[DIRECTIVE]
Take the line containing "Emit a Python" as the first line and the line containing "arrow_v1 = [0.0312, 0.0, 0.0006]" as the last, and output that span verbatim without any images.
[begin EXERCISE MATERIALS]
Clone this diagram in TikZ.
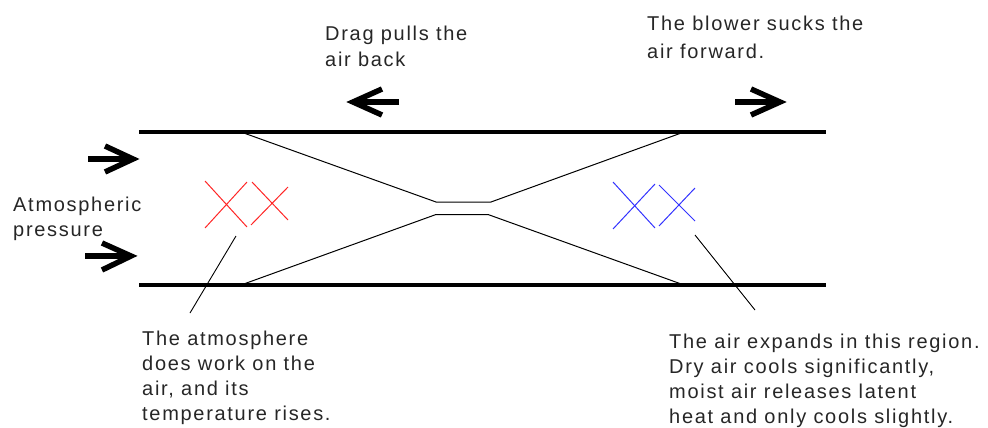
\documentclass[tikz,border=0pt]{standalone}
\usepackage{fontspec}
\setmainfont{Liberation Sans}[LetterSpace=8.5]
\tikzset{
  wall/.style={line width=3.4pt},
  duct/.style={line width=1pt},
  leader/.style={line width=0.9pt},
  bigarrow/.style={line width=5.5pt,line join=miter},
  redx/.style={line width=1pt,red!85!white},
  bluex/.style={line width=1pt,blue!80!white},
  label/.style={anchor=north west,inner sep=0pt,align=left,font=\fontsize{20}{25}\selectfont,text=black!85}
}
\begin{document}
\begin{tikzpicture}[x=1pt,y=-1pt]
\useasboundingbox (0,0) rectangle (988,428);
% walls
\coordinate (tl) at (139,132); \coordinate (tr) at (826,132);
\coordinate (bl) at (139,285); \coordinate (br) at (826,285);
\draw[wall] (tl) -- (tr);
\draw[wall] (bl) -- (br);
% nozzle
\coordinate (a1) at (241,132); \coordinate (a2) at (436,202); \coordinate (a3) at (491,202); \coordinate (a4) at (684,132);
\coordinate (b1) at (241,285); \coordinate (b2) at (436,214.5); \coordinate (b3) at (488,214.5); \coordinate (b4) at (684,285);
\draw[duct] (a1) -- (a2) -- (a3) -- (a4);
\draw[duct] (b1) -- (b2) -- (b3) -- (b4);
% big arrows
\draw[bigarrow] (88,159) -- (132,159);
\draw[bigarrow] (105,146) -- (133,159) -- (105,172);
\draw[bigarrow] (85,256) -- (130,256);
\draw[bigarrow] (102,243) -- (131,256) -- (102,270);
\draw[bigarrow] (399,102) -- (354,102);
\draw[bigarrow] (382,89) -- (353,102) -- (382,115);
\draw[bigarrow] (735,102) -- (779,102);
\draw[bigarrow] (751,89) -- (780,102) -- (751,115);
% crosses
\draw[redx] (205,181) -- (247,227) (205,228) -- (247,182);
\draw[redx] (252,182) -- (288,220) (251,225) -- (288,187);
\draw[bluex] (613,182) -- (655,228) (613,229) -- (655,184);
\draw[bluex] (659,185) -- (695,221) (659,226) -- (695,188);
% labels
\node[label,font=\fontsize{20}{26}\selectfont] (drag) at (325,26) {Drag pulls the\\air back};
\node[label,font=\fontsize{20}{28}\selectfont] (blower) at (647,16) {The blower sucks the\\air forward.};
\node[label] (atm) at (13,197) {Atmospheric\\pressure};
\node[label] (work) at (142,331) {The atmosphere\\does work on the\\air, and its\\temperature rises.};
\node[label] (exp) at (669,334) {The air expands in this region.\\Dry air cools significantly,\\moist air releases latent\\heat and only cools slightly.};
% leaders
\coordinate (l1) at (236,236); \coordinate (l2) at (190,313);
\coordinate (r1) at (695,235); \coordinate (r2) at (755,310);
\draw[leader] (l1) -- (l2);
\draw[leader] (r1) -- (r2);
\end{tikzpicture}
\end{document}
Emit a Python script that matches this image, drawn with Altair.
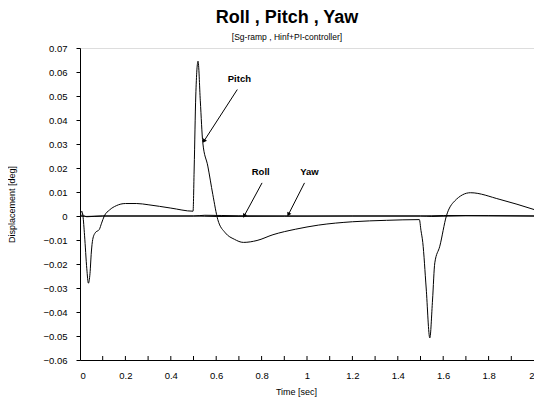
import altair as alt
import pandas as pd
import math

# ---- data ----
pitch_t = [0, 0.008, 0.013, 0.02, 0.03, 0.037, 0.044, 0.05, 0.056, 0.067, 0.085, 0.095,
           0.107, 0.13, 0.16, 0.2, 0.25, 0.3, 0.4, 0.498, 0.503, 0.51, 0.52, 0.53, 0.541,
           0.563, 0.585, 0.607, 0.64, 0.68, 0.72, 0.78, 0.85, 0.95, 1.05, 1.2, 1.35, 1.495,
           1.502, 1.51, 1.525, 1.541, 1.553, 1.563, 1.585, 1.614, 1.65, 1.72, 1.85, 2.0]
pitch_v = [0, 0.002, 0.0, -0.008, -0.022, -0.028, -0.024, -0.015, -0.0098, -0.007, -0.0056, -0.003,
           0.0, 0.0025, 0.0043, 0.0052, 0.0052, 0.0047, 0.0033, 0.002, 0.02, 0.05, 0.0645, 0.048, 0.0305,
           0.0208, 0.009, -0.0015, -0.007, -0.0097, -0.011, -0.0102, -0.0078, -0.0055, -0.0038, -0.0024, -0.0018, -0.0015,
           -0.006, -0.011, -0.03, -0.0508, -0.035, -0.0195, -0.0126, 0.0, 0.0062, 0.0097, 0.0069, 0.0027]

roll_t = [0, 0.01, 0.03, 0.1, 0.5, 0.55, 0.7, 1.0, 1.5, 1.55, 1.7, 2.0]
roll_v = [0, 0.0004, -0.0003, 0.0, 0.0, 0.0003, 0.0001, 0.0, 0.0, -0.0002, 0.0001, 0.0]

yaw_t = [0, 0.02, 0.1, 0.5, 0.6, 0.9, 1.2, 1.5, 1.6, 2.0]
yaw_v = [0, -0.0002, 0.0, 0.0, -0.0002, -0.0001, 0.0, 0.0, 0.0002, 0.0]

labels = ["Pitch", "Roll", "Yaw"]
label_t = [0.702, 0.796, 1.011]
label_v = [0.0569, 0.0185, 0.0185]
arrow_t0 = [0.693, 0.802, 0.989]
arrow_v0 = [0.0527, 0.0138, 0.0138]
arrow_t1 = [0.546, 0.723, 0.918]
arrow_v1 = [0.0312, 0.0, 0.0006]

x_ticks = [0, 0.2, 0.4, 0.6, 0.8, 1, 1.2, 1.4, 1.6, 1.8, 2]
x_minor = [0.1, 0.2, 0.3, 0.4, 0.5, 0.6, 0.7, 0.8, 0.9, 1.0, 1.1, 1.2, 1.3, 1.4, 1.5, 1.6, 1.7, 1.8, 1.9]
y_ticks = [-0.06, -0.05, -0.04, -0.03, -0.02, -0.01, 0, 0.01, 0.02, 0.03, 0.04, 0.05, 0.06, 0.07]

W, H = 454, 312
X0, X1 = 0, 2
Y0, Y1 = -0.06, 0.07
FONT = "Liberation Sans"

lines = pd.concat([
    pd.DataFrame({"t": roll_t, "v": roll_v, "s": "Roll"}),
    pd.DataFrame({"t": yaw_t, "v": yaw_v, "s": "Yaw"}),
    pd.DataFrame({"t": pitch_t, "v": pitch_v, "s": "Pitch"}),
])

# arrowhead angles (screen space)
sx = W / (X1 - X0)
sy = H / (Y1 - Y0)
angles = []
for a, b, c, d in zip(arrow_t0, arrow_v0, arrow_t1, arrow_v1):
    dx = (c - a) * sx
    dy = -(d - b) * sy
    angles.append(math.degrees(math.atan2(dx, -dy)) % 360)

ann = pd.DataFrame({"label": labels, "lt": label_t, "lv": label_v,
                    "t0": arrow_t0, "v0": arrow_v0, "t1": arrow_t1, "v1": arrow_v1,
                    "ang": angles})

xs = alt.Scale(domain=[X0, X1], nice=False, zero=False)
ys = alt.Scale(domain=[Y0, Y1], nice=False, zero=False)

xax = alt.Axis(values=x_ticks, format="~g", ticks=False, grid=False, labelPadding=10,
               labelOverlap=False, labelFlush=True,
               title="Time [sec]", titlePadding=8, titleX=216,
               labelFontSize=9.5, titleFontSize=9, labelFont=FONT, titleFont=FONT,
               titleFontWeight="normal", domainColor="black", labelColor="black", titleColor="black")
yax = alt.Axis(values=y_ticks, format="~g", tickSize=4, grid=False, labelPadding=9,
               labelOverlap=False, labelFlush=False,
               title="Displacement [deg]", titlePadding=26,
               labelFontSize=9.5, titleFontSize=9, labelFont=FONT, titleFont=FONT,
               titleFontWeight="normal", domainColor="black", tickColor="black",
               labelColor="black", titleColor="black")


def X(f):
    return alt.X(f, scale=xs, axis=xax)


def Y(f):
    return alt.Y(f, scale=ys, axis=yax)


base_lines = alt.Chart(lines).mark_line(color="black", strokeWidth=1, interpolate="monotone", clip=True).encode(
    x=X("t:Q"), y=Y("v:Q"), detail="s:N", order="t:Q",
)

tick_df = pd.DataFrame({"t": x_minor, "y0": [Y0] * len(x_minor), "y1": [Y0 + 4 / sy] * len(x_minor)})
inner_ticks = alt.Chart(tick_df).mark_rule(color="black", strokeWidth=1).encode(
    x=X("t:Q"), y=Y("y0:Q"), y2="y1:Q",
)

arrows = alt.Chart(ann).mark_rule(color="black", strokeWidth=1).encode(
    x=X("t0:Q"), y=Y("v0:Q"), x2="t1:Q", y2="v1:Q",
)
heads = alt.Chart(ann).mark_point(shape="triangle-up", filled=True, color="black", size=22, opacity=1).encode(
    x=X("t1:Q"), y=Y("v1:Q"), angle=alt.Angle("ang:Q", scale=None),
)
texts = alt.Chart(ann).mark_text(font=FONT, fontSize=9.5, fontWeight="bold", color="black").encode(
    x=X("lt:Q"), y=Y("lv:Q"), text="label:N",
)

chart = alt.layer(base_lines, inner_ticks, arrows, heads, texts).properties(
    width=W, height=H,
    title=alt.TitleParams(
        text="Roll , Pitch , Yaw",
        subtitle="[Sg-ramp , Hinf+PI-controller]",
        font=FONT, fontSize=18, fontWeight="bold", color="black",
        subtitleFont=FONT, subtitleFontSize=8.5, subtitleColor="black",
        subtitlePadding=6, anchor="middle", dx=-20, offset=2,
    ),
    autosize=alt.AutoSizeParams(type="none"),
    padding={"left": 72, "top": 40, "right": 0, "bottom": 40},
).configure_view(stroke="black", strokeWidth=1).configure(background="white")

chart.save("out.html", embed_options={"renderer": "svg", "actions": False})
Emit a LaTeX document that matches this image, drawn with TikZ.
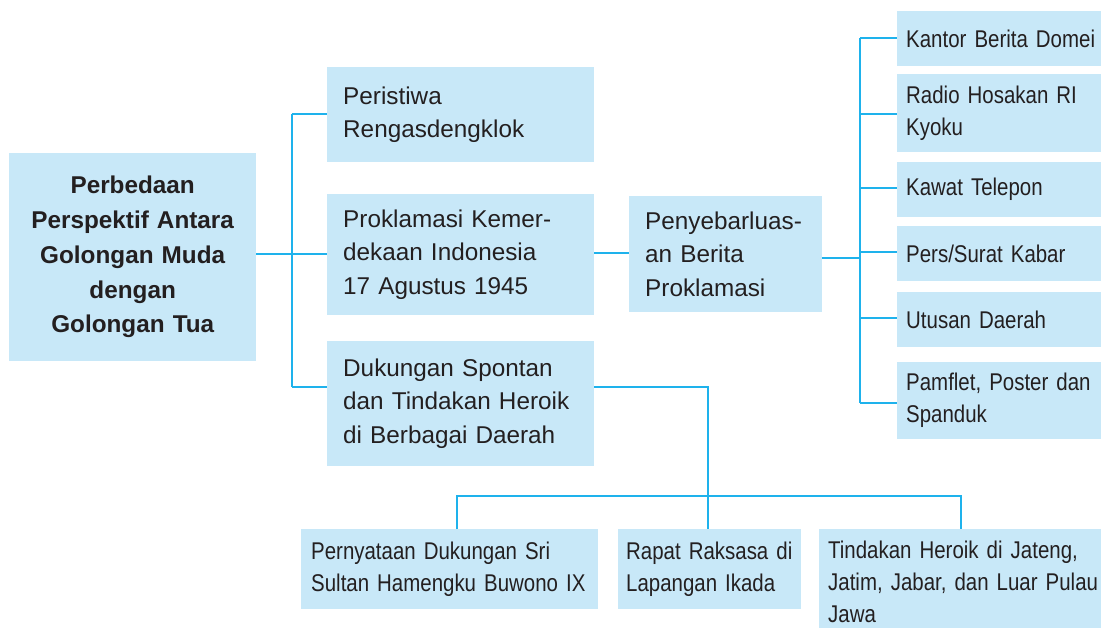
[end EXERCISE MATERIALS]
[WRITTEN REPLY]
Emit a Python script that matches this image, drawn with Altair.
import altair as alt
import pandas as pd
import math

# ---- data ----
pitch_t = [0, 0.008, 0.013, 0.02, 0.03, 0.037, 0.044, 0.05, 0.056, 0.067, 0.085, 0.095,
           0.107, 0.13, 0.16, 0.2, 0.25, 0.3, 0.4, 0.498, 0.503, 0.51, 0.52, 0.53, 0.541,
           0.563, 0.585, 0.607, 0.64, 0.68, 0.72, 0.78, 0.85, 0.95, 1.05, 1.2, 1.35, 1.495,
           1.502, 1.51, 1.525, 1.541, 1.553, 1.563, 1.585, 1.614, 1.65, 1.72, 1.85, 2.0]
pitch_v = [0, 0.002, 0.0, -0.008, -0.022, -0.028, -0.024, -0.015, -0.0098, -0.007, -0.0056, -0.003,
           0.0, 0.0025, 0.0043, 0.0052, 0.0052, 0.0047, 0.0033, 0.002, 0.02, 0.05, 0.0645, 0.048, 0.0305,
           0.0208, 0.009, -0.0015, -0.007, -0.0097, -0.011, -0.0102, -0.0078, -0.0055, -0.0038, -0.0024, -0.0018, -0.0015,
           -0.006, -0.011, -0.03, -0.0508, -0.035, -0.0195, -0.0126, 0.0, 0.0062, 0.0097, 0.0069, 0.0027]

roll_t = [0, 0.01, 0.03, 0.1, 0.5, 0.55, 0.7, 1.0, 1.5, 1.55, 1.7, 2.0]
roll_v = [0, 0.0004, -0.0003, 0.0, 0.0, 0.0003, 0.0001, 0.0, 0.0, -0.0002, 0.0001, 0.0]

yaw_t = [0, 0.02, 0.1, 0.5, 0.6, 0.9, 1.2, 1.5, 1.6, 2.0]
yaw_v = [0, -0.0002, 0.0, 0.0, -0.0002, -0.0001, 0.0, 0.0, 0.0002, 0.0]

labels = ["Pitch", "Roll", "Yaw"]
label_t = [0.702, 0.796, 1.011]
label_v = [0.0569, 0.0185, 0.0185]
arrow_t0 = [0.693, 0.802, 0.989]
arrow_v0 = [0.0527, 0.0138, 0.0138]
arrow_t1 = [0.546, 0.723, 0.918]
arrow_v1 = [0.0312, 0.0, 0.0006]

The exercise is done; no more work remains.